Autorka zabiera czytelnika do arabskiego świata i pozwala mu cieszyć się jego bogactwem i różnorodnością. Jednak Libia to nie jedyne miejsce jakie odwiedzimy podczas lektury, ponieważ akcja powieści rozgrywa się również w Nowym Jorku, Rzymie, Jerozolimie, Egipcie i Polsce. Jestem pod wrażeniem dbałości o tło przedstawionych wydarzeń oraz interesującego połączenia znanych z historii wydarzeń z fikcją literacką. W powieści m.in. poruszony jest temat zamachu podczas olimpiady w Monachium, dojście do władzy Kadafiego i budowa siatki terrorystycznej.
„Panna młoda” to wielowątkowa, wielokulturowa i wielopokoleniowa opowieść o dziejach kilku rodzin, których losy splatają się ze sobą, aby w mniejszym lub większym stopniu odmienić ich życie. Tak prawdziwa, że napisania jej nie powstydziłoby się samo życie. Okraszona lekcją historii i dobrą arabską oraz włoską kuchnią. Poruszająca tematy nie tylko związane z odmiennością kultur i obyczajów, ale też bliskie każdej jednostce, która pod wpływem pewnych czynników może zagubić się i zbłądzić. Do tego zaskakująca, nieprzewidywalna i obfitująca w retrospekcje, które pozwalają bohaterom na wspomnienia, a czytelnikowi na lepsze zrozumienie ich życiowej drogi i podejmowanych decyzji.

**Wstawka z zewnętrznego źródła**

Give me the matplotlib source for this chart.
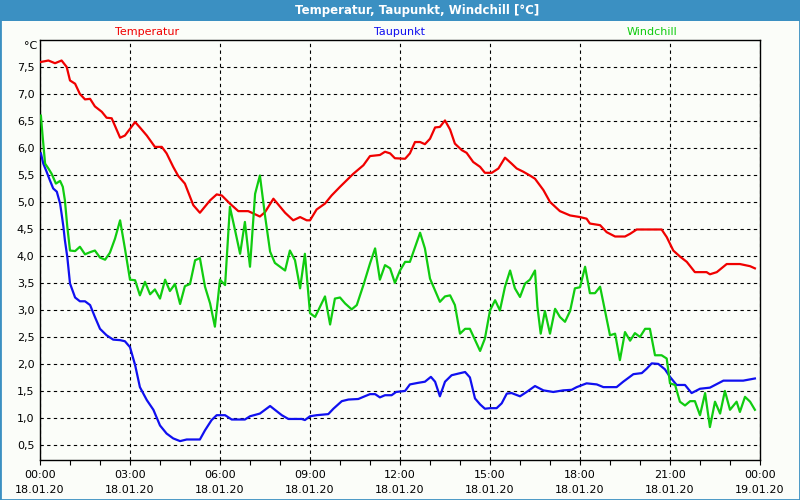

Dla mnie przygoda z książką była niepowtarzalnym doświadczeniem, które dostarczyło mi mnóstwa wrażeń i emocji. Autorka szybko rozbudziła moją ciekawość, a potem sprytnie ją podsycała, żeby na koniec pozostawić z niedosytem i apetytem na więcej. W tej powieści jest wszystko, co niezbędne do całkowitego oderwania od rzeczywistości – ciekawa historia, klimat i wiarygodni bohaterowie, a konstrukcja fabuły sprawia, że od lektury trudno się oderwać. Książkę polecam każdemu, kto ma ochotę na ciekawe doświadczenia literackie w dobrym stylu.